Repeat exactly the lines running from the first line of the data to the line containing "import numpy as np", both ends included, and nothing else; drop the pictures.
┄┄┄┄┄┄┄┄┄┄
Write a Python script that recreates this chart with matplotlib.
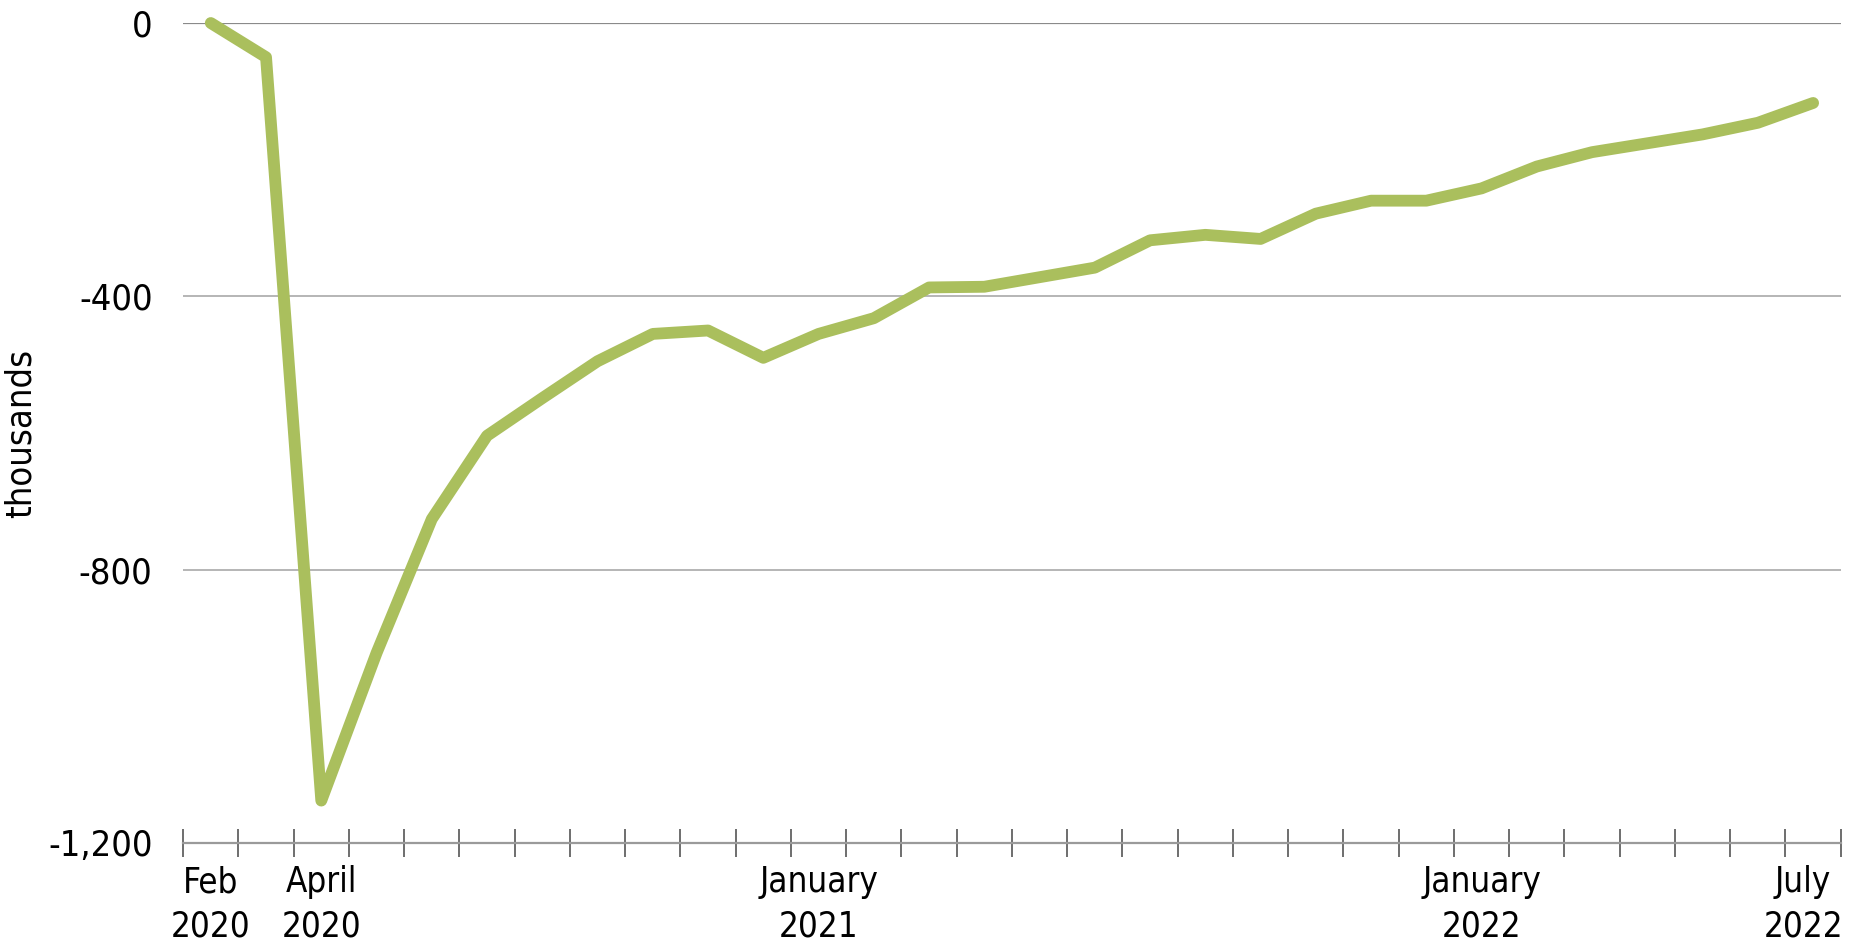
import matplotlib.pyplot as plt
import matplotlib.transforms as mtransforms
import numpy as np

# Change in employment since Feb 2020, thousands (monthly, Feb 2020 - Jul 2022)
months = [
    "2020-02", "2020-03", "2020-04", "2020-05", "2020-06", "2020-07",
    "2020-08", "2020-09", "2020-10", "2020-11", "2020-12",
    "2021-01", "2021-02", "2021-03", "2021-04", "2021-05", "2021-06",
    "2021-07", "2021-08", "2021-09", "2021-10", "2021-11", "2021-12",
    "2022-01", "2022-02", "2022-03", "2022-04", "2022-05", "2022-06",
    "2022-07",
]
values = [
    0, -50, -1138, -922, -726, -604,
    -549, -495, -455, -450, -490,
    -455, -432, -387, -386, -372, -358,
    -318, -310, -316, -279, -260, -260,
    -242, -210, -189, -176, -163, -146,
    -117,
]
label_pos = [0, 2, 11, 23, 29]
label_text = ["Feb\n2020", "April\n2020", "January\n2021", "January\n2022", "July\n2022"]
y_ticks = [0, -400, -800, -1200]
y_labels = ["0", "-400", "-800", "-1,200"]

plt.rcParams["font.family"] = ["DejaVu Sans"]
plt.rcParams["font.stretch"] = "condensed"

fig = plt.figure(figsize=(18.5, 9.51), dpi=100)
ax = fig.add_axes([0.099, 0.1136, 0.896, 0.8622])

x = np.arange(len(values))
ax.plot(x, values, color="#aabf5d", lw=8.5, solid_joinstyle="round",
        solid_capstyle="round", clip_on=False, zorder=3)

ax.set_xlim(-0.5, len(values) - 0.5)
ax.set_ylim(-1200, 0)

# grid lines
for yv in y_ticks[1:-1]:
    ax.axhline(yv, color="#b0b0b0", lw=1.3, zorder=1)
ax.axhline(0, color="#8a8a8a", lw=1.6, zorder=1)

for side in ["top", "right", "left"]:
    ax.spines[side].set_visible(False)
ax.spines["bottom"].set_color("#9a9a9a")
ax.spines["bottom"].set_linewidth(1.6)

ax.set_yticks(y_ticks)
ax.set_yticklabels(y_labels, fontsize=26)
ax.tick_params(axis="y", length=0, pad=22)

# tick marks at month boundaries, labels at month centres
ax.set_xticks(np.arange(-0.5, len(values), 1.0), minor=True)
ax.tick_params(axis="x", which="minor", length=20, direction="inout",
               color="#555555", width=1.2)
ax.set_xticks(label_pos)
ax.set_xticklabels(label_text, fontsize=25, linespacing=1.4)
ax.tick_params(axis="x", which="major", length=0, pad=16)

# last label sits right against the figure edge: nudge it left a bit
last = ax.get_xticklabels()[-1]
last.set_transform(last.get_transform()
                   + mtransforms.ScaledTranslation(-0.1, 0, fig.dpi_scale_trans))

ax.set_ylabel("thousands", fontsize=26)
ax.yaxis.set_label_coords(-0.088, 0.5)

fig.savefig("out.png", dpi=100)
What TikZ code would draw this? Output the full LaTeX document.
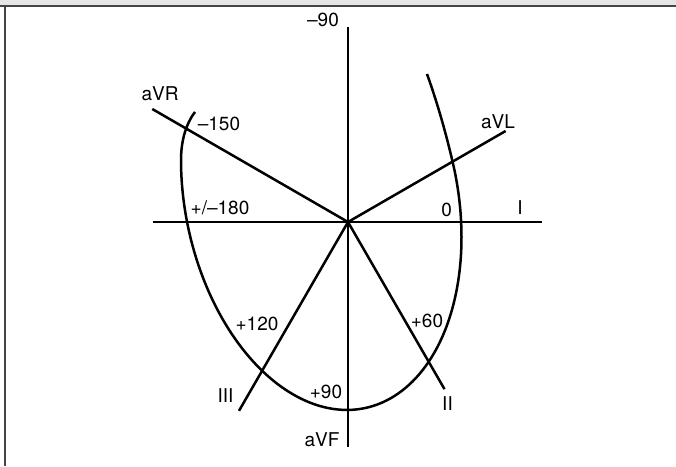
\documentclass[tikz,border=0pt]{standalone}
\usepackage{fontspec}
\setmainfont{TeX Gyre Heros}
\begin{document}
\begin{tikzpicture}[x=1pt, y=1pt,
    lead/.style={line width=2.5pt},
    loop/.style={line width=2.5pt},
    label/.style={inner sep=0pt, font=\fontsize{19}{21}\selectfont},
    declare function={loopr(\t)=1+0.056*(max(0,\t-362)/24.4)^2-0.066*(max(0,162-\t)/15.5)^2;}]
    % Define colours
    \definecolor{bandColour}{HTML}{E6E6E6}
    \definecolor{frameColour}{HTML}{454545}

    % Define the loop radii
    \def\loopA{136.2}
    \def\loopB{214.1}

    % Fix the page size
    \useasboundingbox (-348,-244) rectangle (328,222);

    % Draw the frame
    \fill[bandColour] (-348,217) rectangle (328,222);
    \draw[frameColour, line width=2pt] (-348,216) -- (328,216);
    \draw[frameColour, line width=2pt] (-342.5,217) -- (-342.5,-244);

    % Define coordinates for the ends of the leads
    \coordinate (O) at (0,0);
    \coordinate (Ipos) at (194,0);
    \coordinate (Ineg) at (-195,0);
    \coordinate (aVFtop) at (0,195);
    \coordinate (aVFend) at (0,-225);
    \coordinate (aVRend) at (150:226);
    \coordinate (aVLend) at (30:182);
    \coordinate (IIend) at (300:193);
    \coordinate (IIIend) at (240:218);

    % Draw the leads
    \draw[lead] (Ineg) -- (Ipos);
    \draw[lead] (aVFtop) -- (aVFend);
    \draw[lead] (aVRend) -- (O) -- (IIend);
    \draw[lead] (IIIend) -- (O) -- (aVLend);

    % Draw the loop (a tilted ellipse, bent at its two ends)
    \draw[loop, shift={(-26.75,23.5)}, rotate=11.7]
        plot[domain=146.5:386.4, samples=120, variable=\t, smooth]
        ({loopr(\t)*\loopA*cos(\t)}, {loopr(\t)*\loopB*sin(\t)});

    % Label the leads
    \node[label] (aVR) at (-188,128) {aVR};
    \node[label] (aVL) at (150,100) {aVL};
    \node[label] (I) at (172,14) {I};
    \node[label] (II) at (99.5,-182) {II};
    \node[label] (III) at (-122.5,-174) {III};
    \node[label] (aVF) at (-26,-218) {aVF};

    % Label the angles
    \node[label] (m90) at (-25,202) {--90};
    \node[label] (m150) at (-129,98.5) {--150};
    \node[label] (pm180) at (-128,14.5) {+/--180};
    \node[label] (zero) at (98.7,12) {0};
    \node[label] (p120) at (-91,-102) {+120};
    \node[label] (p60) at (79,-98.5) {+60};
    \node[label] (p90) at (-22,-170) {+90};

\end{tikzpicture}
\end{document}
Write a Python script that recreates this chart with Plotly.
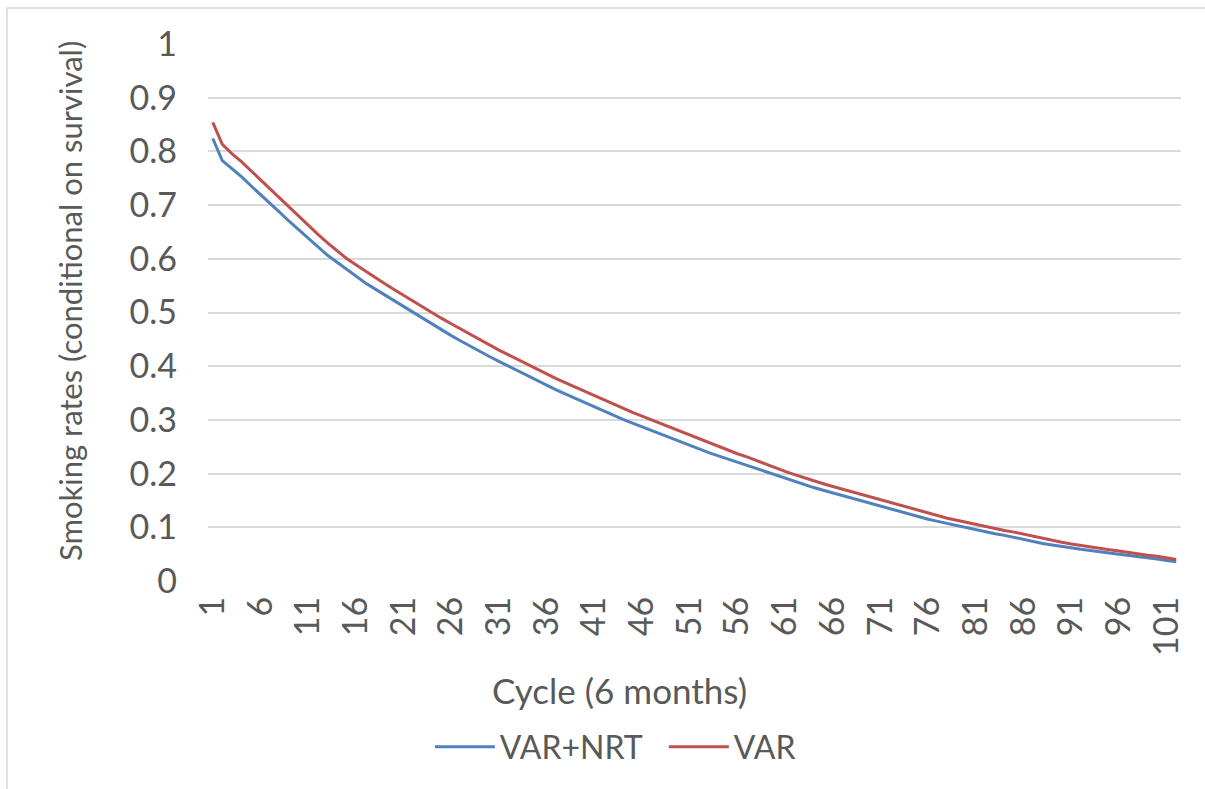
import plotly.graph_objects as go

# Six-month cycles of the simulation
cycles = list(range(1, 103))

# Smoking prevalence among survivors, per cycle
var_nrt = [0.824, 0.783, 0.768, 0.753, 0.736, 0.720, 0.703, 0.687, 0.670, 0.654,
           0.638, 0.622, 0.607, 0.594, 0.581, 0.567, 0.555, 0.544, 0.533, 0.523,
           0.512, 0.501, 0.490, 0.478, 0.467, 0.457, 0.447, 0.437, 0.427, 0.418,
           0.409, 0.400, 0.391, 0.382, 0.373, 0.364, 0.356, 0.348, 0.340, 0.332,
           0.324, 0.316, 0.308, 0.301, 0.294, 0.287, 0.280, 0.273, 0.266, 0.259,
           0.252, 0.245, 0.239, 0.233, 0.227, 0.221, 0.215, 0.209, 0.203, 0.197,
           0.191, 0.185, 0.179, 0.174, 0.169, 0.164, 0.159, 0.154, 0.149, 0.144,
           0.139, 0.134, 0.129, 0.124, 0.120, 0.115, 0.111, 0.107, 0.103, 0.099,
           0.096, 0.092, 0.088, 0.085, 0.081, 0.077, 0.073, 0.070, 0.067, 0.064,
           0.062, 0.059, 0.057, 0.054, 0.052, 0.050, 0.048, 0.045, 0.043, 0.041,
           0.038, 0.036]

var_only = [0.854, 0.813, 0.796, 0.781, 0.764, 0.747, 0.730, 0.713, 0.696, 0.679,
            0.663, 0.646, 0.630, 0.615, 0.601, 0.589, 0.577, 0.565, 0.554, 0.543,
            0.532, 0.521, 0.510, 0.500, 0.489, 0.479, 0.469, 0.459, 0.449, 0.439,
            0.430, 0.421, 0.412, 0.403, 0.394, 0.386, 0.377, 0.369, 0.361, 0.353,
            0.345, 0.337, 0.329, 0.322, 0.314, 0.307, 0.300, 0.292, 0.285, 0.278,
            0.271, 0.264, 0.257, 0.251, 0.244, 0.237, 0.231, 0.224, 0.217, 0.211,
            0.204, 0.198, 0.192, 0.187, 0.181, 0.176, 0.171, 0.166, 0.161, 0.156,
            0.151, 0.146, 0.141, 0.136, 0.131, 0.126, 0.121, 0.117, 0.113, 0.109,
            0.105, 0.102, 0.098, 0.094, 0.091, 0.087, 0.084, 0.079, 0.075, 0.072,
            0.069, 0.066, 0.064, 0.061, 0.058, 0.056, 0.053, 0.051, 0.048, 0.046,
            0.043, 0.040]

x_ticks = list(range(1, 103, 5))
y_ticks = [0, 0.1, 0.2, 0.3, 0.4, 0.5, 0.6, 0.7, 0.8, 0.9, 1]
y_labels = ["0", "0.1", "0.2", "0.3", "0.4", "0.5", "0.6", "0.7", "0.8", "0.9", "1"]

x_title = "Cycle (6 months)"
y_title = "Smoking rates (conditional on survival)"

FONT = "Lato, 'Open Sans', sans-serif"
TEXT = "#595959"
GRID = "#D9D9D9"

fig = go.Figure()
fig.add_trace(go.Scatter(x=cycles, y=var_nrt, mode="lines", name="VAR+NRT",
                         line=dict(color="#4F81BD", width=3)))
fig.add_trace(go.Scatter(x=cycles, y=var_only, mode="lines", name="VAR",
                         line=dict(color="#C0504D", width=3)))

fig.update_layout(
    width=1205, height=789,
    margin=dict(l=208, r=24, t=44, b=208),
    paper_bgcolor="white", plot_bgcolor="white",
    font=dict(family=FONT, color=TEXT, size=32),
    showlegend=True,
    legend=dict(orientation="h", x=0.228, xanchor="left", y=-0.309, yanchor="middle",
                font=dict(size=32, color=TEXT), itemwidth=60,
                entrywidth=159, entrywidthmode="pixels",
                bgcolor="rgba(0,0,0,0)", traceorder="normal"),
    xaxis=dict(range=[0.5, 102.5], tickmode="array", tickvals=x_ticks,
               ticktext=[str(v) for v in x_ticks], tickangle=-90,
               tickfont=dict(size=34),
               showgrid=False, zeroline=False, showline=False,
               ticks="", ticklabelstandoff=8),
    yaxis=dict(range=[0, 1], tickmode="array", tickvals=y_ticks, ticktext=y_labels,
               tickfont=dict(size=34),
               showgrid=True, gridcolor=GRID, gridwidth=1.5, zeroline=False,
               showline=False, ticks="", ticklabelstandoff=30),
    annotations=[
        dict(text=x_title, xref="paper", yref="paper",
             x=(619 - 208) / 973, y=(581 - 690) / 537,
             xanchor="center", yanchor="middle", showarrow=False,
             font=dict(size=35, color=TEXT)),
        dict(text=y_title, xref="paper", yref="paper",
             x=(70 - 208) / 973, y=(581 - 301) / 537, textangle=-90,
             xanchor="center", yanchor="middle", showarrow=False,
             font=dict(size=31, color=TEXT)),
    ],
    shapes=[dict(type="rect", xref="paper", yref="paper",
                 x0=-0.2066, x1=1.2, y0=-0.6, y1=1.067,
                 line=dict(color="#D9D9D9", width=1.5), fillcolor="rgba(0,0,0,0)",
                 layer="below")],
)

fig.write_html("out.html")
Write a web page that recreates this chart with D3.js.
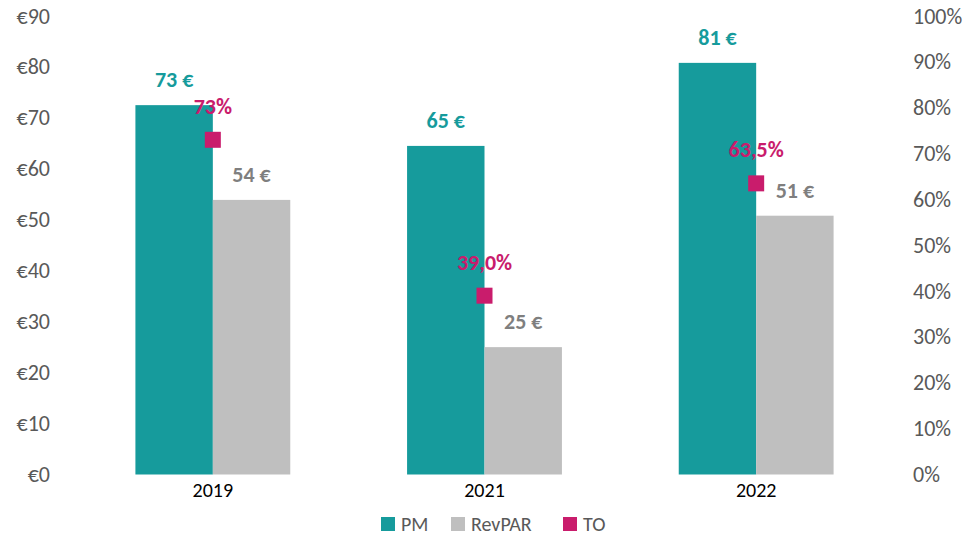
┄┄┄┄┄┄┄┄┄┄
RIGHT ANSWER »
Write a Python script that recreates this chart with matplotlib.
import matplotlib.pyplot as plt
import matplotlib.transforms as mtransforms
import numpy as np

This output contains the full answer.